La défense Chewbacca

Comme peut l’être une O.P.A., un phénomène climatique ou l’ouverture d’un parc d’attractions, la sortie de Star Wars – Le Réveil de la Force est un non-événement critique : quoi qu’on en dise dans les journaux, sur les ondes ou sur les toits, on n’en changera ni le destin ni les finalités. L’investissement est remboursé avant même que quiconque ait pu en dire quoi que ce soit, la moitié de la planète a déjà docilement payé sa place. C’est une caravane qui passe d’autant plus aisément qu’elle est précédée d’un appareil promotionnel performant. Et la sphère médiatique de relayer gaiement la nouvelle d’un nouveau record battu, encore et encore. Il était donc curieux que le plan média colossal, savamment mais massivement mis en place autour du film depuis des années, se termine avec une petite stratégie paranoïaque vis-à-vis de la presse.

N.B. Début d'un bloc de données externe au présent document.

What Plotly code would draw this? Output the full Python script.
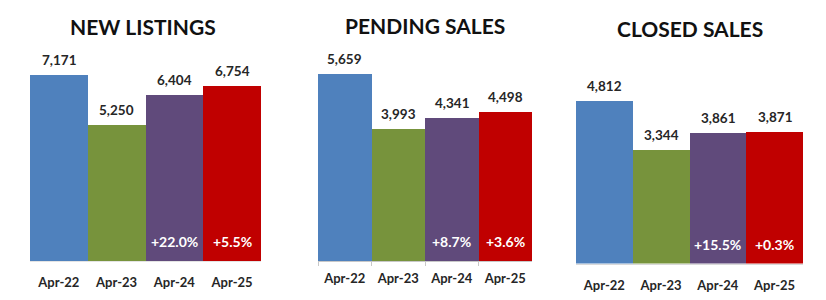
import plotly.graph_objects as go

W, H = 826, 300

categories = ["Apr-22", "Apr-23", "Apr-24", "Apr-25"]
titles = ["NEW LISTINGS", "PENDING SALES", "CLOSED SALES"]
new_listings = [7171, 5250, 6404, 6754]
pending_sales = [5659, 3993, 4341, 4498]
closed_sales = [4812, 3344, 3861, 3871]
new_listings_pct = ["", "", "+22.0%", "+5.5%"]
pending_sales_pct = ["", "", "+8.7%", "+3.6%"]
closed_sales_pct = ["", "", "+15.5%", "+0.3%"]

series = [new_listings, pending_sales, closed_sales]
pcts = [new_listings_pct, pending_sales_pct, closed_sales_pct]
colors = ["#4F81BD", "#77933C", "#604A7B", "#C00000"]

# layout geometry (pixels)
panels = [
    dict(x0=30, x1=261, base=261, top=40, ymax=8520, line="#e4e4e4", ticks=False, standoff=9),
    dict(x0=318, x1=532, base=261, top=40, ymax=6688, line="#c8c8c8", ticks=True, standoff=5),
    dict(x0=576, x1=803, base=263.5, top=40, ymax=6598, line="#d9d9d9", ticks=False, standoff=10),
]
title_centers = [143, 425, 690]
title_y = [27, 25, 28]

FONT = "Lato"
fig = go.Figure()
annotations = []
for i, (vals, pc, p) in enumerate(zip(series, pcts, panels)):
    n = "" if i == 0 else str(i + 1)
    fig.add_trace(go.Bar(
        x=categories, y=vals, marker=dict(color=colors, line=dict(width=0)),
        xaxis="x" + n, yaxis="y" + n, showlegend=False, hoverinfo="x+y",
    ))
    fig.update_layout(**{
        "xaxis" + n: dict(
            domain=[p["x0"] / W, p["x1"] / W], anchor="y" + n,
            range=[-0.5, 3.5], showline=True, linecolor=p["line"], linewidth=1,
            ticks="outside" if p["ticks"] else "", tickson="boundaries",
            ticklen=4, tickcolor=p["line"], showgrid=False,
            ticklabelstandoff=p["standoff"],
            tickfont=dict(family=FONT, size=13, color="#262626", weight="bold"),
            fixedrange=True,
        ),
        "yaxis" + n: dict(
            domain=[(H - p["base"]) / H, (H - p["top"]) / H], anchor="x" + n,
            range=[0, p["ymax"]], visible=False, showgrid=False, fixedrange=True,
        ),
    })
    for c, v, t in zip(categories, vals, pc):
        annotations.append(dict(
            x=c, y=v, xref="x" + n, yref="y" + n, text=f"{v:,}",
            showarrow=False, yanchor="bottom", yshift=5,
            font=dict(family=FONT, size=13.5, color="#262626", weight="bold"),
        ))
        if t:
            annotations.append(dict(
                x=c, y=0, xref="x" + n, yref="y" + n, text=t,
                showarrow=False, yanchor="bottom", yshift=9,
                font=dict(family=FONT, size=14, color="white", weight="bold"),
            ))
    annotations.append(dict(
        x=title_centers[i] / W, y=(H - title_y[i]) / H, xref="paper", yref="paper",
        xanchor="center", yanchor="middle",
        text=titles[i], showarrow=False,
        font=dict(family=FONT, size=21, color="#111111", weight="bold"),
    ))

fig.update_layout(
    width=W, height=H, margin=dict(l=0, r=0, t=0, b=0),
    paper_bgcolor="white", plot_bgcolor="white",
    bargap=0, annotations=annotations,
)
fig.write_html("out.html")
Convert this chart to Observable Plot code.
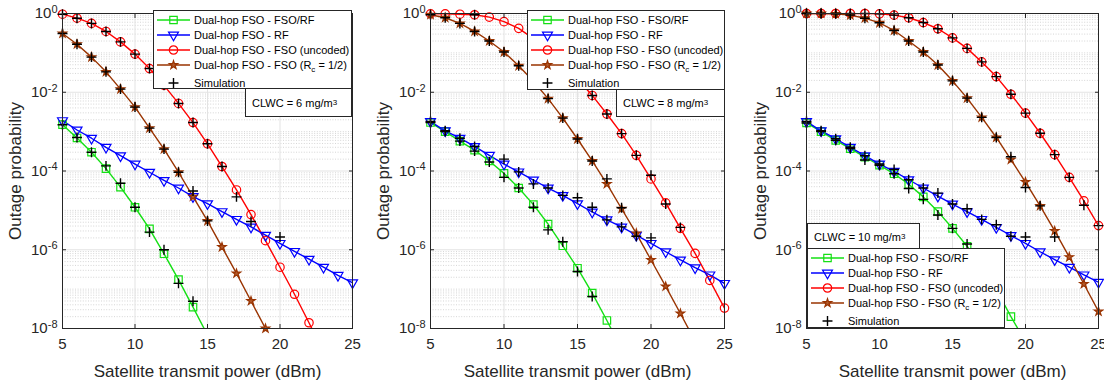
<!DOCTYPE html>
<html><head><meta charset="utf-8">
<script src="https://cdn.jsdelivr.net/npm/d3@7"></script>
<script src="https://cdn.jsdelivr.net/npm/@observablehq/plot@0.6"></script>
<style>
body{margin:0;background:#fff;}
#wrap{position:relative;width:1104px;height:385px;overflow:hidden;font-family:"Liberation Sans",Arial,Helvetica,sans-serif;background:#fff;}
.panel{position:absolute;top:0;}
.legend{position:absolute;background:#fff;border:1px solid #262626;box-sizing:border-box;font-size:11px;color:#000;}
.row{position:absolute;left:0;height:14px;display:flex;align-items:center;white-space:nowrap;}
.row svg{flex:none;}
.note{position:absolute;background:#fff;border:1px solid #262626;box-sizing:border-box;font-size:11px;color:#000;display:flex;align-items:center;padding-left:6px;white-space:nowrap;}
sub,sup{font-size:8px;line-height:0;}
</style></head>
<body><div id="wrap"></div>
<script>
// ---------------- data ----------------
const power = [5,6,7,8,9,10,11,12,13,14,15,16,17,18,19,20,21,22,23,24,25];
const xTicks = [5,10,15,20,25];
const yTicks = [1e0,1e-2,1e-4,1e-6,1e-8];

const seriesLabels = ["Dual-hop FSO - FSO/RF","Dual-hop FSO - RF","Dual-hop FSO - FSO (uncoded)","Dual-hop FSO - FSO (R<sub>c</sub> = 1/2)","Simulation"];
const clwcLabels = ["6","8","10"];

// CLWC = 6 mg/m^3
const c6_fsoRf   = [1.5e-3,6.9e-4,3.0e-4,1.15e-4,3.9e-5,1.2e-5,3.4e-6,7.9e-7,1.74e-7,3.5e-8,6.8e-9];
const c6_rf      = [1.9e-3,1.1e-3,6.8e-4,4.0e-4,2.45e-4,1.5e-4,9.3e-5,5.75e-5,3.7e-5,2.24e-5,1.48e-5,9.3e-6,5.9e-6,3.8e-6,2.34e-6,1.45e-6,9.1e-7,5.75e-7,3.6e-7,2.24e-7,1.45e-7];
const c6_uncoded = [0.96,0.76,0.56,0.35,0.19,0.093,0.040,0.015,5.2e-3,1.7e-3,4.9e-4,1.3e-4,3.3e-5,7.8e-6,1.7e-6,3.6e-7,7.4e-8,1.4e-8,2.5e-9];
const c6_coded   = [0.31,0.166,0.078,0.033,0.012,4.2e-3,1.23e-3,3.6e-4,9.3e-5,2.24e-5,5.4e-6,1.17e-6,2.5e-7,5.0e-8,1.0e-8,2.0e-9];
const c6_simFsoRf   = [1.5e-3,7.1e-4,3.0e-4,1.35e-4,4.9e-5,1.2e-5,2.8e-6,1.0e-6,1.4e-7,4.9e-8];
const c6_simRf      = [null,null,null,null,null,null,null,null,null,null,null,null,null,null,null,2.1e-6];
const c6_simUncoded = [0.96,0.76,0.56,0.35,0.19,0.093,0.040,0.015,5.2e-3,1.7e-3,4.9e-4,1.3e-4,2.2e-5,5.2e-6];
const c6_simCoded   = [0.31,0.166,0.078,0.033,0.012,4.2e-3,1.23e-3,3.6e-4,9.3e-5,3.1e-5,5.4e-6];

// CLWC = 8 mg/m^3
const c8_fsoRf   = [1.7e-3,1.0e-3,5.75e-4,3.4e-4,1.8e-4,8.7e-5,3.7e-5,1.4e-5,4.5e-6,1.26e-6,3.4e-7,7.9e-8,1.6e-8,3.0e-9];
const c8_rf      = [1.8e-3,1.05e-3,6.8e-4,4.2e-4,2.5e-4,1.5e-4,9.5e-5,5.9e-5,3.7e-5,2.4e-5,1.48e-5,9.1e-6,5.75e-6,3.8e-6,2.34e-6,1.45e-6,8.9e-7,5.5e-7,3.5e-7,2.3e-7,1.4e-7];
const c8_uncoded = [0.98,0.98,0.96,0.93,0.81,0.62,0.42,0.23,0.12,0.055,0.022,8.3e-3,2.8e-3,8.9e-4,2.5e-4,6.3e-5,1.55e-5,3.5e-6,8.1e-7,1.66e-7,3.3e-8];
const c8_coded   = [0.93,0.78,0.56,0.35,0.20,0.105,0.047,0.019,6.9e-3,2.2e-3,6.5e-4,1.8e-4,4.7e-5,1.1e-5,2.6e-6,5.5e-7,1.17e-7,2.4e-8,4.8e-9];
const c8_simFsoRf   = [1.7e-3,1.0e-3,5.75e-4,3.2e-4,1.7e-4,6.9e-5,3.7e-5,1.2e-5,3.2e-6,1.6e-6,2.8e-7,6.5e-8];
const c8_simRf      = [1.8e-3,1.05e-3,6.8e-4,4.2e-4,null,2.0e-4,9.5e-5,4.7e-5,3.7e-5,2.4e-5,2.1e-5,1.2e-5,5.75e-6,3.8e-6,null,2.0e-6];
const c8_simUncoded = [null,null,null,0.93,null,null,null,null,null,null,null,8.3e-3,2.8e-3,8.9e-4,2.5e-4,7.8e-5,1.45e-5,3.7e-6];
const c8_simCoded   = [0.93,0.78,0.56,0.35,0.20,0.105,0.047,0.019,6.9e-3,2.2e-3,6.5e-4,1.8e-4,6.3e-5,1.17e-5,2.2e-6];

// CLWC = 10 mg/m^3
const c10_fsoRf   = [1.66e-3,1.0e-3,6.0e-4,3.7e-4,2.24e-4,1.4e-4,8.5e-5,4.6e-5,2.2e-5,9.3e-6,3.5e-6,1.23e-6,3.8e-7,9.8e-8,2.0e-8,4.6e-9];
const c10_rf      = [1.8e-3,1.05e-3,6.6e-4,4.0e-4,2.45e-4,1.5e-4,9.8e-5,6.0e-5,3.7e-5,2.3e-5,1.45e-5,9.3e-6,5.9e-6,3.7e-6,2.3e-6,1.45e-6,8.9e-7,5.6e-7,3.6e-7,2.3e-7,1.5e-7];
const c10_uncoded = [1,1,1,1,1,0.98,0.91,0.78,0.59,0.41,0.24,0.13,0.059,0.025,8.9e-3,2.95e-3,9.1e-4,2.6e-4,6.9e-5,1.74e-5,4.1e-6];
const c10_coded   = [1,1,0.98,0.91,0.76,0.58,0.37,0.20,0.105,0.049,0.0195,7.1e-3,2.3e-3,7.1e-4,1.95e-4,5.25e-5,1.3e-5,3.0e-6,6.5e-7,1.35e-7,2.7e-8];
const c10_simFsoRf   = [1.66e-3,1.0e-3,6.0e-4,3.7e-4,1.9e-4,1.4e-4,8.5e-5,3.6e-5,1.9e-5,7.6e-6,3.5e-6,1.4e-6];
const c10_simRf      = [1.8e-3,1.05e-3,6.6e-4,4.0e-4,2.45e-4,1.5e-4,1.1e-4,6.0e-5,3.7e-5,2.75e-5,1.45e-5,1.1e-5,5.9e-6,4.3e-6,2.2e-6,2.1e-6];
const c10_simUncoded = [1,1,1,1,1,0.98,0.91,0.78,0.59,0.41,0.24,0.13,0.059,0.025,8.9e-3,2.95e-3,9.1e-4,2.6e-4,6.9e-5,1.35e-5,4.1e-6];
const c10_simCoded   = [1,1,0.98,0.91,0.76,0.58,0.37,0.20,0.105,0.049,0.0195,7.1e-3,2.3e-3,7.1e-4,2.3e-4,3.8e-5,1.3e-5,2.1e-6];

// ---------------- styles ----------------
const styles = [
  {color:"#14e014", symbol:"square",   d3sym:d3.symbolSquare,   r:4.2, fill:"none", rotate:0},
  {color:"#0000ff", symbol:"triangle", d3sym:d3.symbolTriangle, r:3.7, fill:"none", rotate:180},
  {color:"#ff0000", symbol:"circle",   d3sym:d3.symbolCircle,   r:4.2, fill:"none", rotate:0},
  {color:"#993300", symbol:"star",     d3sym:d3.symbolStar,     r:2.6, fill:"#b35a2a", rotate:0}
];
const simR = 3.3;

const panels = [
  {left:0,   mL:62, mR:16, lblOff:54, curves:[c6_fsoRf,c6_rf,c6_uncoded,c6_coded], sims:[c6_simFsoRf,c6_simRf,c6_simUncoded,c6_simCoded],
   legend:{left:153,top:10,w:199,h:79}, note:{left:245,top:88,w:107,h:29}, clwc:clwcLabels[0]},
  {left:368, mL:62, mR:12, lblOff:54, curves:[c8_fsoRf,c8_rf,c8_uncoded,c8_coded], sims:[c8_simFsoRf,c8_simRf,c8_simUncoded,c8_simCoded],
   legend:{left:527,top:10,w:198,h:80}, note:{left:616,top:89,w:109,h:28}, clwc:clwcLabels[1]},
  {left:736, mL:70, mR:6, lblOff:53, curves:[c10_fsoRf,c10_rf,c10_uncoded,c10_coded], sims:[c10_simFsoRf,c10_simRf,c10_simUncoded,c10_simCoded],
   legend:{left:807,top:248,w:198,h:80}, note:{left:807,top:223,w:113,h:27}, clwc:clwcLabels[2]}
];

// minor log grid positions (axis layout)
const minorY = [];
for (let k = -8; k < 0; k++) for (let m = 1; m < 10; m++) { if (m === 1 && k % 2 === 0) continue; minorY.push(m * Math.pow(10, k)); }

const wrap = document.getElementById("wrap");
const NS = "http://www.w3.org/2000/svg";

panels.forEach(p => {
  const marks = [
    Plot.ruleY(minorY, {stroke:"#c4c4c4", strokeDasharray:"1,1.6", strokeWidth:0.7}),
    Plot.ruleY(yTicks, {stroke:"#e3e3e3", strokeWidth:1}),
    Plot.ruleX(xTicks, {stroke:"#e3e3e3", strokeWidth:1})
  ];
  p.curves.forEach((vals, si) => {
    const st = styles[si];
    const rows = vals.map((v, i) => ({x: power[i], y: v}));
    marks.push(Plot.line(rows, {x:"x", y:"y", stroke:st.color, strokeWidth:1.4, clip:true}));
  });
  p.curves.forEach((vals, si) => {
    const st = styles[si];
    const rows = vals.map((v, i) => ({x: power[i], y: v})).filter(d => d.y >= 1e-8);
    marks.push(Plot.dot(rows, {x:"x", y:"y", symbol:st.symbol, r:st.r, stroke:st.color, fill:st.fill, strokeWidth:1.2, rotate:st.rotate}));
  });
  p.sims.forEach(vals => {
    const rows = vals.map((v, i) => ({x: power[i], y: v})).filter(d => d.y != null && d.y >= 1e-8);
    marks.push(Plot.dot(rows, {x:"x", y:"y", symbol:"plus", r:simR, stroke:"#000", strokeWidth:1.4}));
  });
  marks.push(Plot.frame({stroke:"#262626", strokeWidth:1}));
  // inward tick marks (MATLAB style)
  marks.push(Plot.axisX(xTicks, {anchor:"bottom", tickSize:-4, tickFormat:() => "", label:null}));
  marks.push(Plot.axisX(xTicks, {anchor:"top", tickSize:-4, tickFormat:() => "", label:null}));
  marks.push(Plot.axisY(yTicks, {anchor:"left", tickSize:-4, tickFormat:() => "", label:null}));
  marks.push(Plot.axisY(yTicks, {anchor:"right", tickSize:-4, tickFormat:() => "", label:null}));
  marks.push(Plot.axisX(xTicks, {anchor:"bottom", tickSize:0, tickPadding:10, fontSize:15, label:"Satellite transmit power (dBm)", labelAnchor:"center", labelArrow:"none", labelOffset:48}));
  marks.push(Plot.axisY(yTicks, {anchor:"left", tickSize:0, tickPadding:5, fontSize:15, tickFormat:d => String(Math.round(Math.log10(d))), label:"Outage probability", labelAnchor:"center", labelArrow:"none", labelOffset:p.lblOff}));

  const svg = Plot.plot({
    width: 368, height: 385,
    marginLeft: p.mL, marginRight: p.mR, marginTop: 13, marginBottom: 57,
    x: {domain:[5,25]},
    y: {type:"log", domain:[1e-8,1]},
    style: {fontFamily:'"Liberation Sans",Arial,Helvetica,sans-serif', color:"#262626", background:"transparent", overflow:"visible"},
    marks
  });
  svg.classList.add("panel");
  svg.style.left = p.left + "px";
  // font sizes set inline on texts
  svg.querySelectorAll('g[aria-label="x-axis tick label"] text, g[aria-label="y-axis tick label"] text').forEach(t => {
    t.style.fontSize = "15px";
  });
  svg.querySelectorAll('g[aria-label="x-axis label"] text, g[aria-label="y-axis label"] text').forEach(t => {
    t.style.fontSize = "17px";
  });
  // superscript exponents on y tick labels
  svg.querySelectorAll('g[aria-label="y-axis tick label"] text').forEach(t => {
    const e = t.textContent;
    if (!e) return;
    t.textContent = "10";
    const ts = document.createElementNS(NS, "tspan");
    ts.setAttribute("dy", "-0.5em");
    ts.style.fontSize = "11px";
    ts.textContent = e;
    t.appendChild(ts);
  });
  wrap.appendChild(svg);

  // note box
  const note = document.createElement("div");
  note.className = "note";
  Object.assign(note.style, {left:p.note.left+"px", top:p.note.top+"px", width:p.note.w+"px", height:p.note.h+"px"});
  note.innerHTML = "CLWC = " + p.clwc + " mg/m<sup>3</sup>";
  wrap.appendChild(note);

  // legend
  const lg = document.createElement("div");
  lg.className = "legend";
  Object.assign(lg.style, {left:p.legend.left+"px", top:p.legend.top+"px", width:p.legend.w+"px", height:p.legend.h+"px"});
  const rowY = [2, 17, 32, 47, 65];
  seriesLabels.forEach((lab, i) => {
    const row = document.createElement("div");
    row.className = "row";
    row.style.top = rowY[i] + "px";
    const s = d3.create("svg").attr("width", 40).attr("height", 14);
    if (i < 4) {
      const st = styles[i];
      s.append("line").attr("x1", 3).attr("x2", 36).attr("y1", 7).attr("y2", 7).attr("stroke", st.color).attr("stroke-width", 1.6);
      s.append("path").attr("d", d3.symbol(st.d3sym, Math.PI * st.r * st.r)())
        .attr("transform", `translate(19.5,7) rotate(${st.rotate})`)
        .attr("stroke", st.color).attr("fill", st.fill).attr("stroke-width", 1.2);
    } else {
      s.append("path").attr("d", d3.symbol(d3.symbolPlus, Math.PI * simR * simR)())
        .attr("transform", "translate(19.5,7)").attr("stroke", "#000").attr("fill", "none").attr("stroke-width", 1.4);
    }
    row.appendChild(s.node());
    const tx = document.createElement("span");
    tx.innerHTML = lab;
    row.appendChild(tx);
    lg.appendChild(row);
  });
  wrap.appendChild(lg);
});
</script>
</body></html>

On ne s’étendra pas sur l’affaire, déjà abondamment traitée ailleurs, du blocus de projections en amont de la sortie du film : la pratique se généralise de ces films sortant avec des projections-presse assorties d’embargo critique avant une certaine date. Là où Disney se distingue (bravo les copains), c’est en interdisant contractuellement aux quelques organes invités à une avant-première de dire quoi que soit sortant du plan-média dithyrambique prévu. Officiellement pour éviter les spoilers, réellement pour museler une critique qui pourrait se sentir flattée de faire aussi peur. Si la pratique est très très limite, elle présente un petit avantage pour le film qui nous occupe et n’avait pas besoin de tant de précautions : la carrière toute tracée du film permet de ne pas se limiter à distribuer blâmes et satisfécits, et aucun contrat n’oblige le rhéteur à ne pas décrire le film vu en salle. Reste donc l’analyse.

Alors, Star Wars. Si l’on veut parler de méta-phénomène, protéiforme, paradoxal, tentaculaire, élusif pour l’analyse, en voilà un qui se pose là, tant dans ses dynamiques culturelles que de production. C’est de fait un monument intéressant à explorer en commençant par l’hypogée. Depuis 1977 et même avant, Star Wars est l’objet de tous les hiatus. Hiatus critique, hiatus entre le public et les « geeks », et surtout rapport ambigu de George Lucas à sa création. C’est que Star Wars ne l’intéressait pas tant que ça, George : frustré d’être résumé à son plus grand succès, il n’a jamais vraiment compris la nature cosmogonique de la bombe qu’il avait lâchée en 77. Et cet aspect est bel et bien structurel à l’objet Star Wars, si on veut bien se souvenir de l’inénarrable show télé Au temps de la Guerre des Etoiles… datant de 1978. De son propre aveu envisagé comme un simple exercice (exercice du monomythe et défi logistique) par l’intéressé, devenu phénomène commercial sans précédent, l’univers et sa peinture devait au moins autant à des tierces personnes qu’à lui… Ralph McQuarrie, Marcia Lucas, Gary Kurtz, etc. : Lucas, résigné à construire un empire sur cette pierre plutôt que d’autres qui lui plaisaient davantage (l’architecture, l’ingénierie, le film d’auteur – il produira par exemple le Ran de Kurosawa (1985)), n’aura de cesse que d’écarter ceux qui pouvaient altérer selon lui sa vision d’origine, à savoir refaire les Flash Gordon de son enfance, en faisant mieux que lui sur son propre terrain. Il est bon de rappeler à ce propos que le succès artistique de The Empire Strikes Back, célébré comme le point d’orgue de la saga, est précisément dû au fait que Lucas, déjà en délicatesse avec sa propre création, avait laissé les coudées franches à Lawrence Kasdan et Irwin Kershner, ne posant que quelques grandes lignes scénaristiques.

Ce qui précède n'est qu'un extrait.